## Request
Leaving out all pictures, reproduce the entries below exactly, from the first line through the line that contains "import numpy as np".

## Data supplied
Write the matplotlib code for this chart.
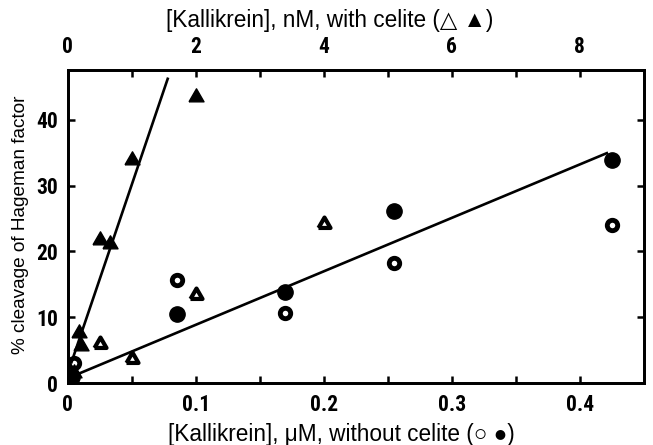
import matplotlib
matplotlib.use("Agg")
import matplotlib.pyplot as plt
import numpy as np

# ---- data ----
# without celite (bottom axis, uM)
open_circ_x = [0.005, 0.085, 0.17, 0.255, 0.425]
open_circ_y = [3.0, 15.7, 10.7, 18.2, 24.0]
fill_circ_x = [0.003, 0.085, 0.17, 0.255, 0.425]
fill_circ_y = [1.0, 10.5, 13.8, 26.1, 33.9]
# with celite (top axis, nM)
open_tri_x = [0.5, 1.0, 2.0, 4.0]
open_tri_y = [5.9, 3.6, 13.4, 24.1]
fill_tri_x = [0.1, 0.17, 0.2, 0.5, 0.66, 1.0, 2.0]
fill_tri_y = [1.5, 7.6, 5.7, 21.8, 21.2, 33.9, 43.4]
# fitted lines (endpoints)
line_uM_x = [0.008, 0.422]
line_uM_y = [1.4, 35.0]
line_nM_x = [0.05, 1.566]
line_nM_y = [3.0, 46.4]

bottom_ticks = [0, 0.1, 0.2, 0.3, 0.4]
bottom_labels = ["0", "0.1", "0.2", "0.3", "0.4"]
top_ticks = [0, 2, 4, 6, 8]
y_ticks = [0, 10, 20, 30, 40]

tick_font = ['Roboto Condensed', 'Barlow Condensed', 'Special Gothic Condensed One', 'DejaVu Sans']
label_font = ['Liberation Sans', 'DejaVu Sans']

fig = plt.figure(figsize=(6.53, 4.45), dpi=100)
ax = fig.add_axes([0.104, 0.139, 0.882, 0.703])
ax2 = ax.twiny()

ax.set_xlim(0, 0.45)
ax.set_ylim(0, 47.5)
ax2.set_xlim(0, 9)

lw = 1.9
tri = [(-1, -0.577), (1, -0.577), (0, 1.155), (-1, -0.577)]

ax.plot(line_uM_x, line_uM_y, color='black', lw=lw, solid_capstyle='butt', zorder=2)
ax2.plot(line_nM_x, line_nM_y, color='black', lw=lw, solid_capstyle='butt', zorder=2)

ax.plot(fill_circ_x, fill_circ_y, 'o', ms=11, color='black', mec='black', zorder=3)
ax.plot(open_circ_x, open_circ_y, 'o', ms=7.5, mfc='white', mec='black', mew=3.5, zorder=3)
ax2.plot(fill_tri_x, fill_tri_y, marker=tri, ls='none', ms=12.5, color='black', mec='black', zorder=3)
ax2.plot(open_tri_x, open_tri_y, marker=tri, ls='none', ms=10, mfc='white', mec='black', mew=3.0, zorder=3)

for a in (ax, ax2):
    for s in a.spines.values():
        s.set_linewidth(2.0)

ax.set_xticks(bottom_ticks)
ax.set_xticklabels(bottom_labels)
ax.set_xticks(np.arange(0.05, 0.45, 0.1), minor=True)
ax.set_yticks(y_ticks)
ax.tick_params(axis='x', which='both', direction='in', length=5, width=1.8, pad=8)
ax.tick_params(axis='y', which='both', direction='in', length=5, width=1.8, pad=7,
               right=True)
ax2.set_xticks(top_ticks)
ax2.set_xticks([1, 3, 5, 7], minor=True)
ax2.tick_params(axis='x', which='both', direction='in', length=5, width=1.8, pad=9)

for lab in ax.get_xticklabels() + ax.get_yticklabels() + ax2.get_xticklabels():
    lab.set_fontfamily(tick_font)
    lab.set_fontweight('bold')
    lab.set_fontsize(15.5)

ax.set_xlabel("[Kallikrein], \u03bcM, without celite (\u25cb \u25cf)", fontfamily=label_font,
              fontsize=16.3)
ax.xaxis.set_label_coords(0.474, -0.128)
ax2.set_xlabel("[Kallikrein], nM, with celite (\u25b3 \u25b2)", fontfamily=label_font,
               fontsize=16.3)
ax2.xaxis.set_label_coords(0.455, 1.14)
ax.set_ylabel("% cleavage of Hageman factor", fontfamily=label_font, fontsize=13.7)
ax.yaxis.set_label_coords(-0.068, 0.505)

fig.savefig("out.png", dpi=100)
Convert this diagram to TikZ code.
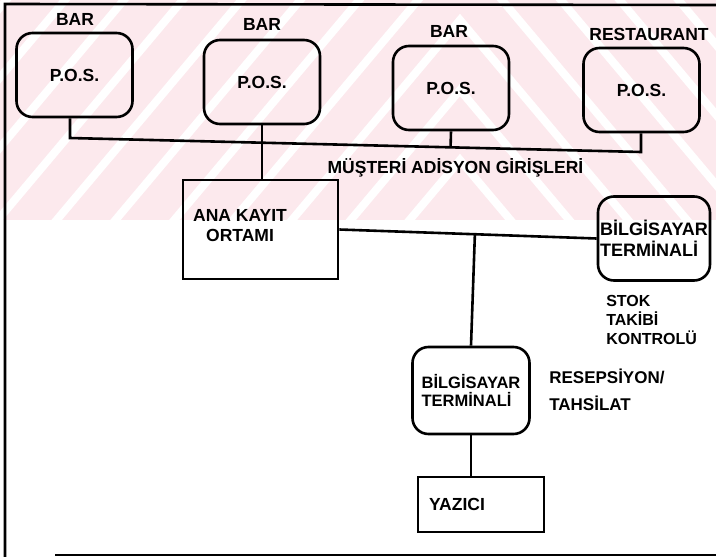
\documentclass[tikz,border=0pt]{standalone}
\usepackage{fontspec}
\setmainfont{Liberation Sans}
\usetikzlibrary{calc}
\definecolor{wmpink}{RGB}{252,233,237}
\begin{document}
\begin{tikzpicture}[x=1pt,y=-1pt,line width=2.6pt,
  txt/.style={inner sep=0pt,font=\bfseries\fontsize{17.5}{20}\selectfont},
  posbox/.style={draw,rounded corners=16pt,minimum width=116pt,minimum height=84pt,
    inner sep=0pt,font=\bfseries\fontsize{17.5}{20}\selectfont},
  termbox/.style={draw,rounded corners=16pt,inner sep=0pt,align=left},
  plainbox/.style={draw,inner sep=0pt}]
\useasboundingbox (0,0) rectangle (716,557);

% pale striped background band
\begin{scope}
  \clip (0,0) rectangle (716,220);
  \fill[wmpink] (0,0) rectangle (716,220);
  \foreach \a in {-540,-470,...,220}
    \draw[white,line width=8pt,line join=miter] (-145,\a+720) -- (460,\a) -- (1065,\a+720);
\end{scope}

% frame
\coordinate (ftl) at (5,4);
\coordinate (ftr) at (716,5);
\coordinate (fbl) at (5,557);
\coordinate (fbs) at (55,555);
\coordinate (fbr) at (716,555);
\draw (ftr) -- (ftl) -- (fbl);
\draw (fbs) -- (fbr);

% point-of-sale units
\node[posbox] (p1) at (74.5,75) {P.O.S.};
\node[posbox] (p2) at (262,82) {P.O.S.};
\node[posbox] (p3) at (451,88) {P.O.S.};
\node[posbox] (p4) at (641.5,90) {P.O.S.};

\node[txt] (l1) at (75,19) {BAR};
\node[txt] (l2) at (262,24) {BAR};
\node[txt] (l3) at (449,31) {BAR};
\node[txt] (l4) at (649,34) {RESTAURANT};

% bus joining the units
\coordinate (bw) at (70,138);
\coordinate (be) at (641,152);
\draw (p1.south -| bw) -- (bw) -- (be) -- (p4.south -| be);
\draw (p3.south) -- ($(bw)!(p3.south)!(be)$);

\node[txt] (must) at (455.5,168) {MÜŞTERİ ADİSYON GİRİŞLERİ};

% central storage
\node[plainbox,minimum width=155pt,minimum height=99pt] (ana) at (260.5,229.5) {};
\node[txt,align=center,font=\bfseries\fontsize{17.5}{20}\selectfont] (anat) at (240,226) {ANA KAYIT\\ORTAMI};
\draw (p2.south) -- (ana.north -| p2.south);

% stock terminal
\node[termbox,minimum width=112pt,minimum height=84pt,
  font=\bfseries\fontsize{18}{21}\selectfont] (t1) at (654,238.5) {BİLGİSAYAR\\TERMİNALİ};
\draw (ana.east) -- (t1.west);
\node[txt,align=left,anchor=west,font=\bfseries\fontsize{16}{19}\selectfont] (stok) at (605,320) {STOK\\TAKİBİ\\KONTROLÜ};

% reception terminal
\node[termbox,minimum width=117pt,minimum height=87pt,
  font=\bfseries\fontsize{16.5}{18}\selectfont] (t2) at (471,390.5) {BİLGİSAYAR\\TERMİNALİ};
\draw (t2.north) -- ($(ana.east)!(t2.north)!(t1.west)$);
\node[txt,align=left,anchor=west,font=\bfseries\fontsize{17}{27}\selectfont] (res) at (548,390) {RESEPSİYON/\\TAHSİLAT};

% printer
\node[plainbox,minimum width=126pt,minimum height=55pt] (yaz) at (481,504.5) {};
\node[txt] (yazt) at (457,504.5) {YAZICI};
\draw (t2.south) -- (yaz.north -| t2.south);
\end{tikzpicture}
\end{document}
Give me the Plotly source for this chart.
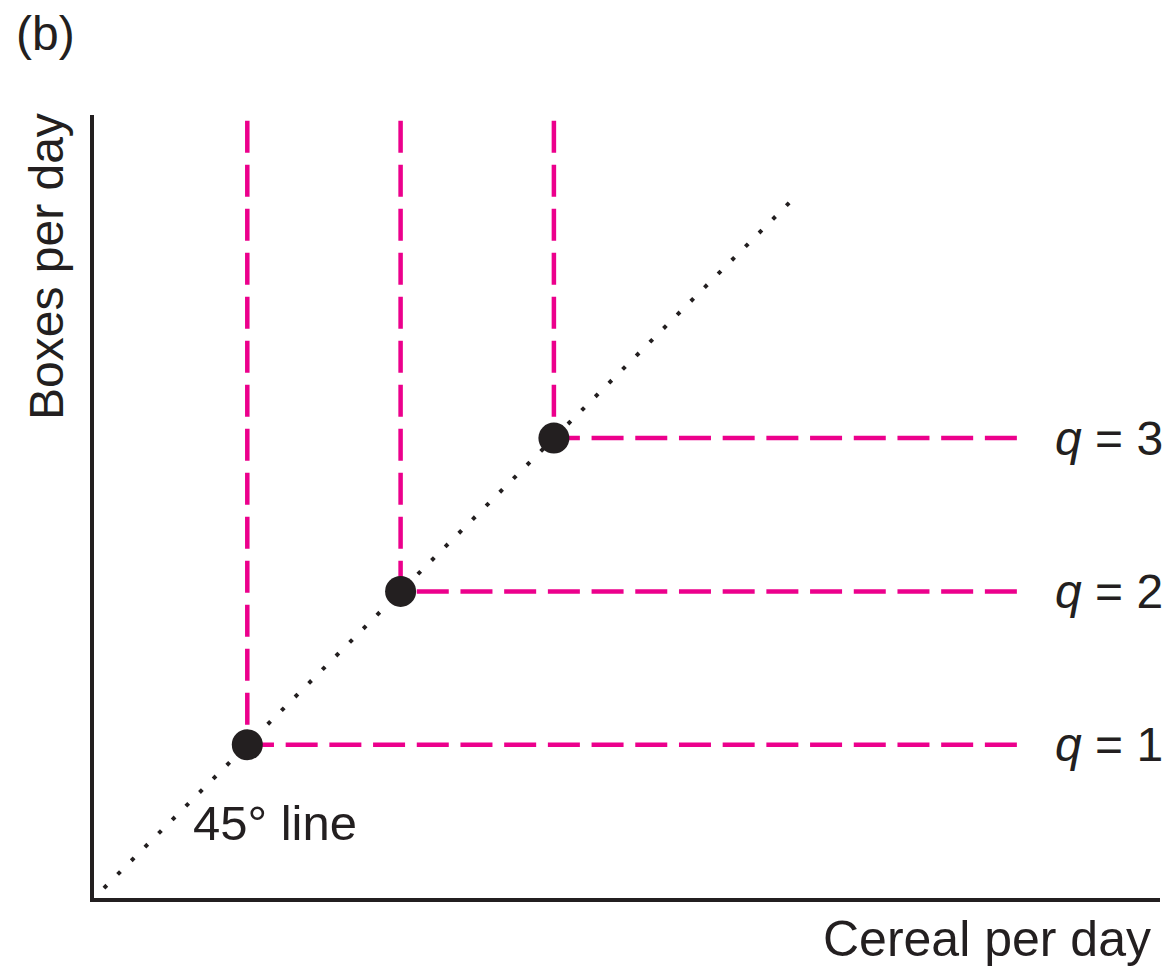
import plotly.graph_objects as go

# Data (in abstract "units"; 1 unit = one box of cereal per day)
point_x = [1, 2, 3]
point_y = [1, 2, 3]
q_labels = ["q = 1", "q = 2", "q = 3"]
diag_x = [0.065, 4.57]
diag_y = [0.065, 4.57]
vline_top = 5.07
hline_end = 6.02

INK = "#231F20"
PINK = "#EC008C"
FONT = "Liberation Sans, Arial, sans-serif"

W, H = 1174, 968
L, R, T, B = 94, 14, 115, 70
pw, ph = W - L - R, H - T - B
UNIT = 153.3  # pixels per unit

fig = go.Figure()

# Dashed guide lines (dash pattern anchored at the top / right end)
for x, y in zip(point_x, point_y):
    fig.add_trace(go.Scatter(x=[x, x], y=[vline_top, y], mode="lines",
                             line=dict(color=PINK, width=4.5, dash="32px,12px"),
                             hoverinfo="skip", showlegend=False))
    fig.add_trace(go.Scatter(x=[hline_end, x], y=[y, y], mode="lines",
                             line=dict(color=PINK, width=4.5, dash="32px,11.7px"),
                             hoverinfo="skip", showlegend=False))

# 45 degree dotted line
fig.add_trace(go.Scatter(x=diag_x, y=diag_y, mode="lines",
                         line=dict(color=INK, width=4, dash="4px,15.3px"),
                         hoverinfo="skip", showlegend=False))

# Points
fig.add_trace(go.Scatter(x=point_x, y=point_y, mode="markers",
                         marker=dict(color=INK, size=31),
                         hoverinfo="skip", showlegend=False))

def px_x(p):
    return (p - L) / pw

def px_y(p):
    return (H - B - p) / ph

annotations = []
for y, lab in zip(point_y, q_labels):
    txt = "<i>q</i>" + lab[1:]
    annotations.append(dict(x=px_x(1053), y=y, xref="paper", yref="y", text=txt,
                            xanchor="left", yanchor="middle", showarrow=False,
                            font=dict(family=FONT, size=48, color=INK)))

annotations += [
    dict(x=px_x(191), y=px_y(823), xref="paper", yref="paper", text="45° line",
         xanchor="left", yanchor="middle", showarrow=False,
         font=dict(family=FONT, size=49, color=INK)),
    dict(x=px_x(1153), y=px_y(939), xref="paper", yref="paper", text="Cereal per day",
         xanchor="right", yanchor="middle", showarrow=False,
         font=dict(family=FONT, size=50, color=INK)),
    dict(x=px_x(46), y=px_y(267), xref="paper", yref="paper", text="Boxes per day",
         textangle=-90, xanchor="center", yanchor="middle", showarrow=False,
         font=dict(family=FONT, size=48, color=INK)),
    dict(x=px_x(14), y=px_y(33), xref="paper", yref="paper", text="(b)",
         xanchor="left", yanchor="middle", showarrow=False,
         font=dict(family=FONT, size=48, color=INK)),
]

fig.update_layout(
    width=W, height=H,
    margin=dict(l=L, r=R, t=T, b=B),
    paper_bgcolor="white", plot_bgcolor="white",
    xaxis=dict(range=[0, pw / UNIT], showline=True, linewidth=4, linecolor=INK,
               showgrid=False, zeroline=False, showticklabels=False, ticks=""),
    yaxis=dict(range=[0, ph / UNIT], showline=True, linewidth=4, linecolor=INK,
               showgrid=False, zeroline=False, showticklabels=False, ticks=""),
    annotations=annotations,
)

fig.write_html("out.html", config={"displayModeBar": False},
               post_script="document.body.style.margin='0px';document.body.style.overflow='hidden';")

## Full output
Write the matplotlib code for this chart.
import matplotlib
matplotlib.use("Agg")
import matplotlib.pyplot as plt
import numpy as np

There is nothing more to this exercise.